Here’s the article. It’s brief. I hope you give it a look. Because I’m proud of these guys:

https://www.hamiltonlacrosse.com/news_article/show/1037743


Tuesday, August 06, 2019

B is for Brocrastination

Okay that was a cheat. But B is for bed-ridden, blurry-eyed and.... Bengals.

Bengals as in Bengal tigers - as in the Jr. B lacrosse team that landed in the middle of my life about the time I disappeared from blog world, and swept me away.

An old pal - we'll call him - LaxMasterMind has quietly become an internationally elite lacrosse GM and coach in the fifteen years since we were associates with the Chiefs Jr A team. Oh wait - I blogged about this two years ago.

Long story short: I was dragged out of my Total Lacrosse Retreat by LMM with the news of a local Jr B team which he was basically running and which I did not even know about (this community has spawned previous junior lacrosse enterprises over the years which emigrated to nearby communities). I saw a game, was amazed at the new elevated caliber of Jr B lacrosse, felt inspired to write about it, but was at a complete loss how to do so. One: I have changed so much in the intervening years and competition, winning and losing have become so very uninspiring compared to such higher-evolved things - like creativity for instance, and generosity, which are for me important elements of lacrosse. And two: I was no longer an insider. I knew nothing of the current lacrosse community and its peoples. How would I write as an outsider?

Fast forward April 2019 and LMM speaks up again: the team is looking to fill new exec positions including Director Marketing and Media Relations. I seize on that one. It's my way back in. I take it on faith that I will find a way to write about it. And god knows I should have the time for it given the 101 important projects I've been blissfully ignoring (B is for blissful ignorance).

"I'll be your director media marketing," I type back after literally about 20 seconds of deliberation. I was intentionally bold. Take it or leave it.

He took it.

The task I took on for myself; the goal, is enormously ambitious. The work I cut out for myself is potentially endless. And I admit I don't know how to accomplish the goal, if indeed it's possible. But I trust in finding useful components and pursuing them on faith that they will be part of the final solution. More on all this some other time.

Was I crazy to take this on given I can't keep up with anything currently? Here's my weird rationalization: To take on a world of work which is unlike most of my current work in that there are tight schedules and outside stakeholders, which means I will be properly motivated to Get It Done, which may be just the thing to re-teach me a proper work ethic. When the season ends in a few months I can move my new work ethic and apply it to my own works.

Well that time is now.

So I'm back.

I say that I am here to stay. Fingers crossed.

And by here I mean blog world, yes, but I mean much more. I want to really be here. Being present again. Being productive. Making a difference. Being the person I should be instead of the loser I have been for the last year and a half.

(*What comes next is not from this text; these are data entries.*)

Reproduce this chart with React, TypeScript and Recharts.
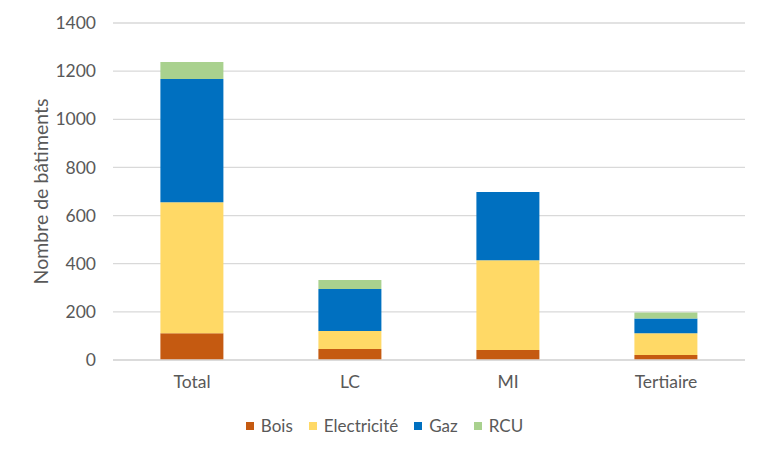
import React from 'react';
import { BarChart, Bar, XAxis, YAxis, CartesianGrid } from 'recharts';

const categories = ['Total', 'LC', 'MI', 'Tertiaire'];
const bois = [111, 46, 42, 21];
const electricite = [544, 74, 372, 90];
const gaz = [512, 175, 284, 61];
const rcu = [71, 37, 0, 25];
const yTicks = [0, 200, 400, 600, 800, 1000, 1200, 1400];

const seriesNames = ['Bois', 'Electricité', 'Gaz', 'RCU'];
const seriesColors = ['#C55A11', '#FFD966', '#0070C0', '#A9D18E'];

const data = categories.map((c, i) => ({
  name: c,
  Bois: bois[i],
  'Electricité': electricite[i],
  Gaz: gaz[i],
  RCU: rcu[i],
}));

const FONT = 'Lato, "Open Sans", sans-serif';
const TEXT = '#595959';

const LegendRow = () => (
  <div
    style={{
      position: 'absolute',
      left: 0,
      top: 415,
      width: 769,
      display: 'flex',
      justifyContent: 'center',
      fontFamily: FONT,
      fontSize: 17,
      lineHeight: '22px',
      color: TEXT,
    }}
  >
    {seriesNames.map((n, i) => (
      <div key={n} style={{ display: 'flex', alignItems: 'center', marginLeft: i === 0 ? 0 : 16 }}>
        <span style={{ width: 8, height: 8, background: seriesColors[i], display: 'inline-block', marginRight: 7 }} />
        <span>{n}</span>
      </div>
    ))}
  </div>
);

export default function App() {
  return (
    <div style={{ position: 'absolute', left: 0, top: 0, width: 769, height: 456, background: '#fff' }}>
      <BarChart
        width={769}
        height={456}
        data={data}
        margin={{ top: 23, right: 24, left: 0, bottom: 66 }}
        barCategoryGap="30%"
      >
        <CartesianGrid vertical={false} stroke="#D9D9D9" strokeWidth={1.3} />
        <XAxis
          dataKey="name"
          axisLine={{ stroke: '#D9D9D9', strokeWidth: 1.3 }}
          tickLine={false}
          tick={{ fill: TEXT, fontSize: 17.5, fontFamily: FONT }}
          tickMargin={10}
          height={30}
        />
        <YAxis
          width={113}
          domain={[0, 1400]}
          ticks={yTicks}
          axisLine={false}
          tickLine={false}
          tickMargin={11}
          tick={{ fill: TEXT, fontSize: 17.5, fontFamily: FONT }}
          label={{
            value: 'Nombre de bâtiments',
            angle: -90,
            position: 'insideLeft',
            offset: 41,
            style: { fill: TEXT, fontSize: 19.5, fontFamily: FONT, textAnchor: 'middle' },
          }}
        />
        {seriesNames.map((n, i) => (
          <Bar key={n} dataKey={n} stackId="a" fill={seriesColors[i]} isAnimationActive={false} />
        ))}
      </BarChart>
      <LegendRow />
    </div>
  );
}
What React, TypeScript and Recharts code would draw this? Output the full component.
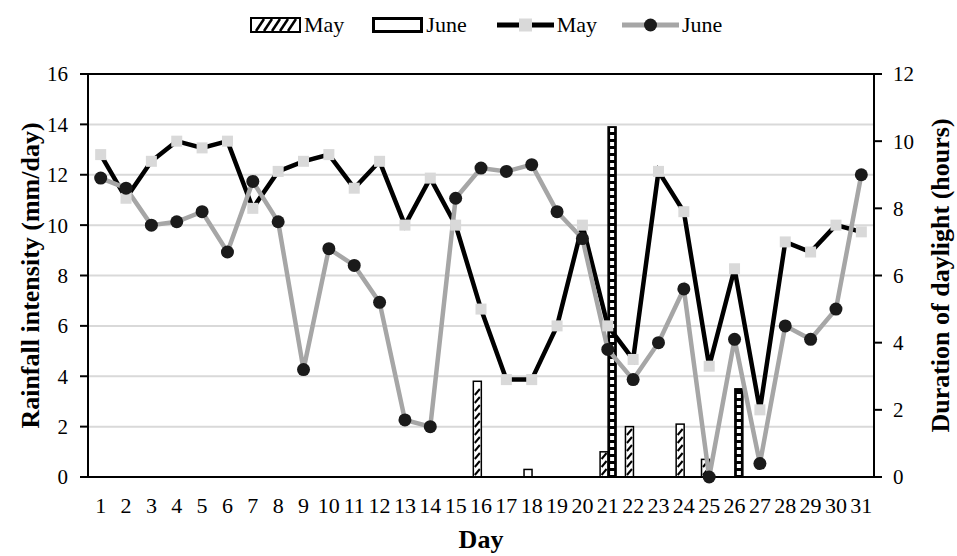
import React from 'react';
import { ComposedChart, Bar, Line, XAxis, YAxis, CartesianGrid, ReferenceLine } from 'recharts';

// Day of month (categories) and the tick edges between them
const days = [1, 2, 3, 4, 5, 6, 7, 8, 9, 10, 11, 12, 13, 14, 15, 16, 17, 18, 19, 20, 21, 22, 23, 24, 25, 26, 27, 28, 29, 30, 31];
const dayEdges = [0.5, 1.5, 2.5, 3.5, 4.5, 5.5, 6.5, 7.5, 8.5, 9.5, 10.5, 11.5, 12.5, 13.5, 14.5, 15.5, 16.5, 17.5, 18.5, 19.5, 20.5, 21.5, 22.5, 23.5, 24.5, 25.5, 26.5, 27.5, 28.5, 29.5, 30.5, 31.5];

// Rainfall intensity (mm/day), left axis
const mayRain = [0, 0, 0, 0, 0, 0, 0, 0, 0, 0, 0, 0, 0, 0, 0, 3.8, 0, 0.3, 0, 0, 1.0, 2.0, 0, 2.1, 0.7, 0, 0, 0, 0, 0, 0];
const juneRain = [0, 0, 0, 0, 0, 0, 0, 0, 0, 0, 0, 0, 0, 0, 0, 0, 0, 0, 0, 0, 13.9, 0, 0, 0, 0, 3.5, 0, 0, 0, 0, 0];

// Duration of daylight (hours), right axis
const mayHours = [9.6, 8.3, 9.4, 10.0, 9.8, 10.0, 8.0, 9.1, 9.4, 9.6, 8.6, 9.4, 7.5, 8.9, 7.5, 5.0, 2.9, 2.9, 4.5, 7.5, 4.5, 3.5, 9.1, 7.9, 3.3, 6.2, 2.0, 7.0, 6.7, 7.5, 7.3];
const juneHours = [8.9, 8.6, 7.5, 7.6, 7.9, 6.7, 8.8, 7.6, 3.2, 6.8, 6.3, 5.2, 1.7, 1.5, 8.3, 9.2, 9.1, 9.3, 7.9, 7.1, 3.8, 2.9, 4.0, 5.6, 0.0, 4.1, 0.4, 4.5, 4.1, 5.0, 9.0];

const rainTicks = [0, 2, 4, 6, 8, 10, 12, 14, 16];
const hourTicks = [0, 2, 4, 6, 8, 10, 12];

const data = days.map((day, i) => ({
  day,
  mayRain: mayRain[i],
  juneRain: juneRain[i],
  mayHours: mayHours[i],
  juneHours: juneHours[i],
}));

const FONT = "'Liberation Serif', 'Times New Roman', serif";
const tickStyle = { fontSize: 21, fill: '#000', fontFamily: FONT };
const dayTickStyle = { fontSize: 22, fill: '#000', fontFamily: FONT };
const titleStyle = { fontSize: 26, fontWeight: 'bold' as const, fill: '#000', fontFamily: FONT, textAnchor: 'middle' as const };

// hatched bar (May rainfall)
function HatchBar(props: any) {
  const { x, y, width, height } = props;
  if (!height || height <= 0) return null;
  const segs = [];
  for (let b = y + height - 2; b - 6 >= y + 1; b -= 8) {
    segs.push(<line key={b} x1={x + 1.5} y1={b} x2={x + width - 1.5} y2={b - 6} stroke="#000" strokeWidth={2} />);
  }
  return (
    <g>
      <rect x={x} y={y} width={width} height={height} fill="#fff" stroke="#000" strokeWidth={1.5} />
      {segs}
    </g>
  );
}

// checkered bar (June rainfall)
function CheckBar(props: any) {
  const { x, y, width, height } = props;
  if (!height || height <= 0) return null;
  const cells = [];
  for (let b = y + height - 2; b - 4 >= y + 1; b -= 7) {
    cells.push(<rect key={b} x={x + 2} y={b - 4} width={width - 4} height={4} fill="#fff" />);
  }
  return (
    <g>
      <rect x={x} y={y} width={width} height={height} fill="#000" stroke="#000" strokeWidth={1.5} />
      {cells}
    </g>
  );
}

const SquareDot = (props: any) => {
  const { cx, cy, index } = props;
  return <rect key={`sq-${index}`} x={cx - 5.5} y={cy - 5.5} width={11} height={11} fill="#d9d9d9" />;
};

const RoundDot = (props: any) => {
  const { cx, cy, index } = props;
  return <circle key={`ci-${index}`} cx={cx} cy={cy} r={6.5} fill="#1a1a1a" />;
};

function LegendRow() {
  const item = { display: 'flex', alignItems: 'center', height: 30 } as const;
  const label = { fontSize: 22, marginLeft: 3, lineHeight: '30px' } as const;
  return (
    <div style={{ position: 'absolute', left: 250, top: 10, display: 'flex', fontFamily: FONT, color: '#000' }}>
      <div style={{ ...item, marginRight: 28 }}>
        <svg width={51} height={16}>
          <rect x={1} y={1} width={49} height={14} fill="#fff" stroke="#000" strokeWidth={2} />
          {[4, 12, 20, 28, 36].map((p) => (
            <line key={p} x1={p + 2} y1={14} x2={p + 10} y2={2} stroke="#000" strokeWidth={2.5} />
          ))}
        </svg>
        <span style={label}>May</span>
      </div>
      <div style={{ ...item, marginRight: 30 }}>
        <svg width={51} height={16}>
          <rect x={1.5} y={1.5} width={48} height={13} fill="#fff" stroke="#000" strokeWidth={3} />
        </svg>
        <span style={label}>June</span>
      </div>
      <div style={{ ...item, marginRight: 25 }}>
        <svg width={57} height={16}>
          <line x1={0} y1={8} x2={57} y2={8} stroke="#000" strokeWidth={5} />
          <rect x={22} y={1.5} width={13} height={13} fill="#d9d9d9" />
        </svg>
        <span style={label}>May</span>
      </div>
      <div style={item}>
        <svg width={57} height={16}>
          <line x1={0} y1={8} x2={57} y2={8} stroke="#a6a6a6" strokeWidth={5} />
          <circle cx={28.5} cy={8} r={6.5} fill="#1a1a1a" />
        </svg>
        <span style={label}>June</span>
      </div>
    </div>
  );
}

export default function App() {
  return (
    <div style={{ position: 'absolute', left: 0, top: 0, width: 957, height: 556, background: '#fff', fontFamily: FONT }}>
      <ComposedChart width={957} height={556} data={data} margin={{ top: 74, right: 0, bottom: 0, left: 0 }} barGap={0}>
        <CartesianGrid xAxisId="day" yAxisId="rain" vertical={false} stroke="#d9d9d9" strokeWidth={2} />
        <XAxis
          xAxisId="edge"
          dataKey="day"
          type="number"
          domain={[0.5, 31.5]}
          allowDataOverflow
          ticks={dayEdges}
          interval={0}
          height={0}
          axisLine={false}
          tickSize={8}
          tickLine={{ stroke: '#000', strokeWidth: 2 }}
          tickFormatter={() => ''}
        />
        <XAxis
          xAxisId="day"
          dataKey="day"
          type="number"
          domain={[0.5, 31.5]}
          allowDataOverflow
          ticks={days}
          interval={0}
          height={79}
          tickLine={false}
          tickSize={8}
          tickMargin={12}
          axisLine={{ stroke: '#000', strokeWidth: 2 }}
          tick={dayTickStyle}
          label={{ value: 'Day', position: 'insideBottom', offset: 8, style: titleStyle }}
        />
        <YAxis
          yAxisId="rain"
          domain={[0, 16]}
          ticks={rainTicks}
          interval={0}
          width={88}
          tickSize={8}
          tickMargin={12}
          axisLine={{ stroke: '#000', strokeWidth: 2 }}
          tickLine={{ stroke: '#000', strokeWidth: 2 }}
          tick={tickStyle}
          label={{ value: 'Rainfall intensity (mm/day)', angle: -90, position: 'insideLeft', offset: 23, dx: 7, style: titleStyle }}
        />
        <YAxis
          yAxisId="hours"
          orientation="right"
          domain={[0, 12]}
          ticks={hourTicks}
          interval={0}
          width={83}
          tickSize={8}
          tickMargin={11}
          axisLine={{ stroke: '#000', strokeWidth: 2 }}
          tickLine={{ stroke: '#000', strokeWidth: 2 }}
          tick={tickStyle}
          label={{ value: 'Duration of daylight (hours)', angle: -90, position: 'insideRight', offset: 17, style: titleStyle }}
        />
        <ReferenceLine xAxisId="day" yAxisId="rain" y={16} stroke="#000" strokeWidth={2} />
        <Bar xAxisId="day" yAxisId="rain" dataKey="mayRain" name="May" barSize={8} shape={<HatchBar />} isAnimationActive={false} />
        <Bar xAxisId="day" yAxisId="rain" dataKey="juneRain" name="June" barSize={8} shape={<CheckBar />} isAnimationActive={false} />
        <Line
          xAxisId="day"
          yAxisId="hours"
          type="linear"
          dataKey="mayHours"
          name="May"
          stroke="#000"
          strokeWidth={4.5}
          dot={SquareDot}
          activeDot={false}
          isAnimationActive={false}
        />
        <Line
          xAxisId="day"
          yAxisId="hours"
          type="linear"
          dataKey="juneHours"
          name="June"
          stroke="#a6a6a6"
          strokeWidth={4.5}
          dot={RoundDot}
          activeDot={false}
          isAnimationActive={false}
        />
      </ComposedChart>
      <LegendRow />
    </div>
  );
}
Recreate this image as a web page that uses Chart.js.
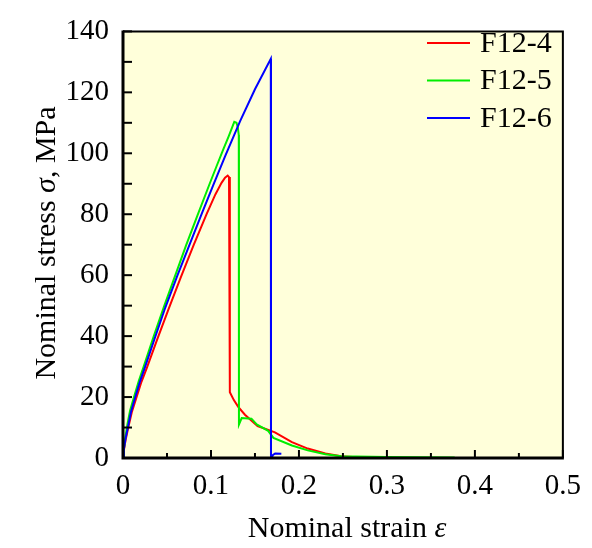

This morning I arose after 6 hours of sleep (not bad! though sleep remains a critical Needs Improvement Area) picked up Chess Champ, met up with The Healer, journeyed to Station One former fire-house turned cafe and there met Sweetproserpina and the Ponderer for a joyful write-in. Here I am. The Ponderer's partner is beating her cancer. The Healer's mate has finally become employed again by a college where I worked for awhile. And Chess Champ has finally released some writing to the semi-public sphere. A big step. I really look forward to finally giving him a read. Given sleep and eye problems I have not really read for this year and a half. Another Needs Improvement Area.

Continuous improvement. Every day. Am I back? It would be nice if I were back.